Source code of charts:
_____
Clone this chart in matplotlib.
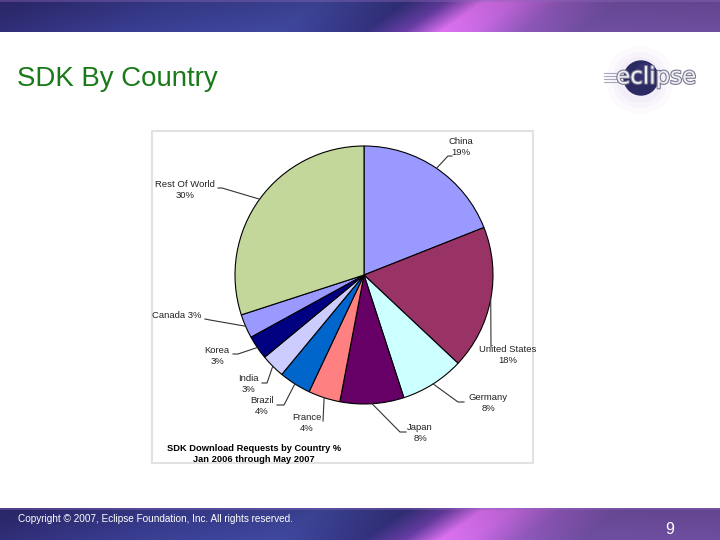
import matplotlib
matplotlib.use('Agg')
import matplotlib.pyplot as plt
import matplotlib.patheffects as pe
import numpy as np
from matplotlib.patches import Rectangle, Circle

# Dane do wykresu (kolejnosc zgodnie z ruchem wskazowek zegara od gory)
countries = ['China', 'United States', 'Germany', 'Japan', 'France',
             'Brazil', 'India', 'Korea', 'Canada', 'Rest Of World']
shares = [19, 18, 8, 8, 4, 4, 3, 3, 3, 30]
slice_colors = ['#9999ff', '#993366', '#ccffff', '#660066', '#ff8080',
                '#0066cc', '#ccccff', '#000080', '#9999ff', '#c4d79b']
label_texts = ['China\n19%', 'United States\n18%', 'Germany\n8%', 'Japan\n8%',
               'France\n4%', 'Brazil\n4%', 'India\n3%', 'Korea\n3%',
               'Canada 3%', 'Rest Of World\n30%']

# Polozenie etykiet (piksele od gory obrazka) i punkty lamania linii
label_pos = [(461, 147), (508, 355), (488, 403), (420, 433), (307, 423),
             (262, 406), (248, 384), (217, 356), (177, 316), (185, 190)]
knee_pts = [(448, 156), (491, 347), (458, 402), (400, 432), (323, 421),
            (284, 405), (267, 383), (238, 354), (210, 320), (222, 188)]
end_pts = [(452, 156), (491, 347), (464, 402), (406, 432), (323, 421),
           (277, 405), (262, 383), (233, 354), (205, 319), (218, 188)]

W, H = 720, 540


def Y(py):
    return H - py


def banner_image():
    # gradient paska w stylu slajdu Eclipse
    stops_t = [0, 150, 300, 385, 425, 462, 492, 540, 600, 900]
    stops_c = np.array([(46, 42, 112), (56, 60, 142), (62, 70, 154), (50, 48, 122),
                        (100, 60, 160), (214, 110, 234), (198, 104, 224),
                        (140, 86, 182), (108, 76, 156), (104, 74, 152)]) / 255.0
    rows, cols = 32, 720
    img = np.zeros((rows, cols, 3))
    xs = np.arange(cols)
    for r in range(rows):
        t = xs + (r - 16) * 1.4
        for k in range(3):
            img[r, :, k] = np.interp(t, stops_t, stops_c[:, k])
        img[r] *= 0.92 + 0.12 * r / rows
    img[0:2] = img[0:2] * 0.6 + np.array([0.55, 0.40, 0.72]) * 0.4
    return np.clip(img, 0, 1)


fig = plt.figure(figsize=(7.2, 5.4), dpi=100)
ax = fig.add_axes([0, 0, 1, 1])

# Paski u gory i u dolu
img = banner_image()
ax.imshow(img, extent=(0, W, Y(32), Y(0)), aspect='auto', zorder=0)
ax.imshow(img, extent=(0, W, Y(540), Y(508)), aspect='auto', zorder=0)

# Tytul slajdu
ax.text(17, Y(79), 'SDK By Country', fontsize=19.9, color='#1a7a1a',
        family='Liberation Sans', va='center', ha='left')

# Logo eclipse
for rr, a in [(34, 0.05), (28, 0.07), (23, 0.09)]:
    ax.add_patch(Circle((640, Y(80)), rr, color='#c8a8e8', alpha=a, lw=0, zorder=2))
ax.add_patch(Circle((641, Y(78)), 17, color='#2c2a62', zorder=3))
ax.add_patch(Circle((645, Y(73)), 10, color='#3c3a7a', alpha=0.5, lw=0, zorder=3))
for yy in (73, 76, 79, 82):
    ax.plot([604, 620], [Y(yy), Y(yy)], color='#a8a8bc', lw=0.8, zorder=3)
ax.text(656, Y(77), 'eclipse', fontsize=16.5, color='#f0f0f4', family='DejaVu Sans',
        ha='center', va='center', zorder=4,
        path_effects=[pe.withStroke(linewidth=1.6, foreground='#7a7a92')])

# Ramka obrazka z wykresem
ax.add_patch(Rectangle((152, Y(463)), 381, 332, facecolor='white',
                       edgecolor='#e2e2e2', lw=1.5, zorder=1))

# Wykres kolowy
cx, cy, rad = 364, Y(275), 129
wedges, _ = ax.pie(shares, colors=slice_colors, startangle=90, counterclock=False,
                   radius=rad, center=(cx, cy),
                   wedgeprops=dict(edgecolor='black', linewidth=0.8))
for w in wedges:
    w.set_zorder(5)

# Etykiety z liniami odniesienia
for w, txt, lp, kp, ep in zip(wedges, label_texts, label_pos, knee_pts, end_pts):
    ang = np.deg2rad((w.theta1 + w.theta2) / 2)
    px, py = cx + rad * np.cos(ang), cy + rad * np.sin(ang)
    ax.plot([px, kp[0], ep[0]], [py, Y(kp[1]), Y(ep[1])], color='#333333',
            lw=0.8, zorder=6)
    ax.text(lp[0], Y(lp[1]), txt, fontsize=6.8, color='#222222',
            family='Liberation Sans', ha='center', va='center',
            linespacing=1.15, zorder=6)

ax.text(254, Y(454), 'SDK Download Requests by Country %\nJan 2006 through May 2007',
        fontsize=6.7, fontweight='bold', color='black', family='Liberation Sans',
        ha='center', va='center', linespacing=1.25, zorder=6)

# Stopka
ax.text(18, Y(519), 'Copyright \u00a9 2007, Eclipse Foundation, Inc. All rights reserved.',
        fontsize=7.2, color='white', family='Liberation Sans', ha='left', va='center')
ax.text(670, Y(530), '9', fontsize=11.5, color='white', family='Liberation Sans',
        ha='center', va='center')

ax.set_xlim(0, W)
ax.set_ylim(0, H)
ax.axis('off')

fig.savefig('out.png', dpi=100)
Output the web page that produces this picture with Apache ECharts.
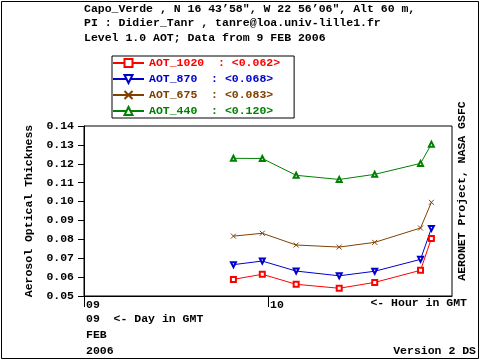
<!DOCTYPE html>
<html><head><meta charset="utf-8">
<script src="https://cdn.jsdelivr.net/npm/echarts@6/dist/echarts.min.js"></script>
<style>html,body{margin:0;padding:0;background:#fff}#c{width:480px;height:360px}</style>
</head><body><div id="c"></div>
<script>
var hours = [9.812, 9.969, 10.153, 10.387, 10.580, 10.829, 10.888];
var aot1020 = [0.0588, 0.0615, 0.0562, 0.0541, 0.0572, 0.0636, 0.0805];
var aot870  = [0.0666, 0.0685, 0.0632, 0.0607, 0.0631, 0.0694, 0.0858];
var aot675  = [0.0817, 0.0832, 0.0770, 0.0759, 0.0784, 0.0860, 0.0996];
var aot440  = [0.1229, 0.1228, 0.1139, 0.1117, 0.1144, 0.1202, 0.1304];
var seriesNames = ['AOT_1020', 'AOT_870', 'AOT_675', 'AOT_440'];
var seriesMeans = ['0.062', '0.068', '0.083', '0.120'];
var yTicks = ['0.05','0.06','0.07','0.08','0.09','0.10','0.11','0.12','0.13','0.14'];
var xTickLabels = ['09', '10'];

var FONT = '"Liberation Mono", "DejaVu Sans Mono", monospace';
var FS = 11.5;
var colors = ['#ff0000', '#0000cc', '#804000', '#008000'];
var symbols = ['emptyRect', 'emptyTriangle', 'path://M0,0L10,10M10,0L0,10', 'emptyTriangle'];
var rotates = [0, 180, 0, 0];
var allData = [aot1020, aot870, aot675, aot440];

function pairs(arr){ return arr.map(function(v,i){ return [hours[i], v]; }); }

var series = allData.map(function(arr, k){
  return {
    name: seriesNames[k], type: 'line', data: pairs(arr),
    symbol: symbols[k], symbolSize: 5, symbolRotate: rotates[k],
    lineStyle: {color: colors[k], width: 1},
    itemStyle: {color: k === 2 ? 'rgba(0,0,0,0)' : colors[k], borderColor: colors[k], borderWidth: 1},
    emphasis: {disabled: true}, animation: false
  };
});

var chart = echarts.init(document.getElementById('c'), null, {renderer: 'canvas'});
chart.setOption({
  animation: false,
  title: {
    text: 'Capo_Verde , N 16 43\u201958", W 22 56\u201906", Alt 60 m,\nPI : Didier_Tanr , tanre@loa.univ-lille1.fr\nLevel 1.0 AOT; Data from 9 FEB 2006',
    left: 80, top: 1.5, padding: [0, 4],
    textStyle: {fontFamily: FONT, fontSize: FS, fontWeight: 'bold', color: '#000', lineHeight: 14.5}
  },
  legend: {
    orient: 'vertical', left: 112, top: 56, padding: [1, 14, 1, 0],
    itemWidth: 31, itemHeight: 10, itemGap: 4,
    borderColor: '#000', borderWidth: 1, selectedMode: false,
    data: seriesNames.map(function(n, k){ return {name: n, textStyle: {color: colors[k]}}; }),
    formatter: function(name){
      var k = seriesNames.indexOf(name);
      return name + '  : <' + seriesMeans[k] + '>';
    },
    textStyle: {fontFamily: FONT, fontSize: FS, fontWeight: 'bold'}
  },
  grid: {left: 84, top: 126, width: 368, height: 170, show: true, borderColor: '#000', borderWidth: 1, containLabel: false},
  xAxis: {
    type: 'value', min: 9, max: 11, interval: 1,
    axisLine: {show: true, lineStyle: {color: '#000'}},
    splitLine: {show: false},
    axisTick: {show: true, length: 11, customValues: [9, 10], lineStyle: {color: '#000'}},
    axisLabel: {
      customValues: [9, 10], align: 'left', margin: 3, padding: [0, 0, 0, 2],
      formatter: function(v){ return xTickLabels[Math.round(v) - 9]; },
      fontFamily: FONT, fontSize: FS, fontWeight: 'bold', color: '#000'
    }
  },
  yAxis: {
    type: 'value', min: 0.05, max: 0.14, interval: 0.01,
    name: 'Aerosol Optical Thickness', nameLocation: 'middle', nameGap: 48, nameRotate: 90,
    nameTextStyle: {fontFamily: FONT, fontSize: FS, fontWeight: 'bold', color: '#000'},
    axisLine: {show: true, lineStyle: {color: '#000'}},
    splitLine: {show: false},
    axisTick: {show: true, length: 6, lineStyle: {color: '#000'}},
    axisLabel: {
      margin: 10,
      formatter: function(v){ return yTicks[Math.round((v - 0.05) * 100)]; },
      fontFamily: FONT, fontSize: FS, fontWeight: 'bold', color: '#000'
    }
  },
  graphic: [
    {type: 'rect', shape: {x: 1.5, y: 1.5, width: 477, height: 357}, style: {fill: 'none', stroke: '#000', lineWidth: 1}, silent: true},
    {type: 'text', x: 462, y: 191, rotation: Math.PI / 2,
      style: {text: 'AERONET Project, NASA GSFC', fontFamily: FONT, fontSize: FS, fontWeight: 'bold', fill: '#000', align: 'center', verticalAlign: 'middle'}},
    {type: 'text', x: 467, y: 303,
      style: {text: '<- Hour in GMT', fontFamily: FONT, fontSize: FS, fontWeight: 'bold', fill: '#000', align: 'right', verticalAlign: 'middle'}},
    {type: 'text', x: 86, y: 319,
      style: {text: '09  <- Day in GMT', fontFamily: FONT, fontSize: FS, fontWeight: 'bold', fill: '#000', align: 'left', verticalAlign: 'middle'}},
    {type: 'text', x: 86, y: 335,
      style: {text: 'FEB', fontFamily: FONT, fontSize: FS, fontWeight: 'bold', fill: '#000', align: 'left', verticalAlign: 'middle'}},
    {type: 'text', x: 86, y: 351,
      style: {text: '2006', fontFamily: FONT, fontSize: FS, fontWeight: 'bold', fill: '#000', align: 'left', verticalAlign: 'middle'}},
    {type: 'text', x: 476, y: 351,
      style: {text: 'Version 2 DS', fontFamily: FONT, fontSize: FS, fontWeight: 'bold', fill: '#000', align: 'right', verticalAlign: 'middle'}}
  ],
  series: series
});
</script></body></html>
_____
Take the records from their first line through the line containing "from matplotlib.patches import" and please return exactly those lines, both ends included, minus the pictures.

REPLY:
Clone this chart in matplotlib.
import matplotlib
matplotlib.use('Agg')
import matplotlib.pyplot as plt
import matplotlib.patheffects as pe
import numpy as np
from matplotlib.patches import Rectangle, Circle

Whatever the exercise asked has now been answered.